The beauty of co-facilitation is that we can model heart connection, shared leadership, openness, and receptivity to feedback. To paraphrase Gandhi, we get to be the love we want to see in the world. Every facilitator makes hundreds of mistakes, but as co-facilitators, we help each other recover from any missteps, not by covering things up or smoothing things over, but by creating an opportunity for learning.
Nobody models the heart of co-facilitation the way Campbell Plowden does. He balances both leadership and shared power by embodying a deep trust in the process and his co-facilitators. He leads 3- day workshops for the Alternatives to Violence Project where he takes risks, shows up authentically, and supports co-facilitators and participants as they step into their power. Here’s how he describes a transformational experience in a maximum security prison:
If they’re not revealing themselves, as the facilitator, I take risks. I reveal more personal information, so that they take risks. I check in with myself and ask, “What’s something personal for me, what’s a story I haven’t shared ever before?” so that when I share it, it has that ring of authentic risk-taking. I’m not talking about one of my top five personal stories. It gets harder and harder to do that because there aren’t a lot of stories left that I haven’t told. When it gets scary, and there’s no magic, no spark, what do I do? I try to love or jolt the group back into synch. How? By being extra attentive, emanating compassion for everybody, and listening very carefully to people.

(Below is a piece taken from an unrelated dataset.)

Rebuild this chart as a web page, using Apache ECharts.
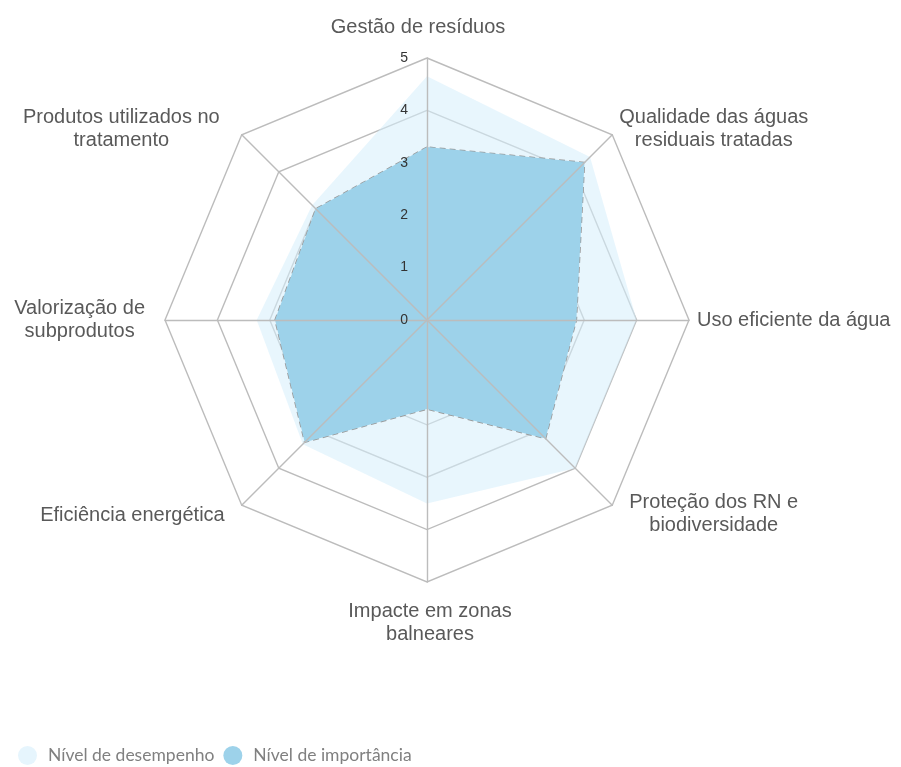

In one workshop, the flavor and mood changed on day two because some people felt scared pushing up against their discomfort, low energy, or apathy, while others were deepening their trust. When Shaun, my inside (inmate) co-facilitator struggled with an activity, I intervened. A participant said, “You have a problem with control.” Afterwards, privately, another co-facilitator, Derek, reamed me out. I took a step back and listened fully and thought about the feedback. I acknowledged his concerns. As an inmate, Derek took a huge personal risk to share negative feedback with me, an outside lead facilitator. Then I shared my perception: that it was not my intention to undermine Shaun, but I felt we were losing ground, losing their attention. As lead facilitator, I felt a deep responsibility for the entire group. I wanted Derek to understand the emotional weight I carried as lead facilitator, and that sometimes I make decisions to act on my own even if it may not be popular.
As a result, Derek and I connected in a person-to-person way that hadn’t happened before. The next day we were in synch and worked as partners, resolving what was happening in a natural, effective way, both feeling very good about each other. It was a breakthrough for him that both of us really understood each other. If I’d only listened, he may have felt patronized; however, because I willingly accepted his feedback and offered a heartfelt explanation of my emotional state, we deepened our mutual respect.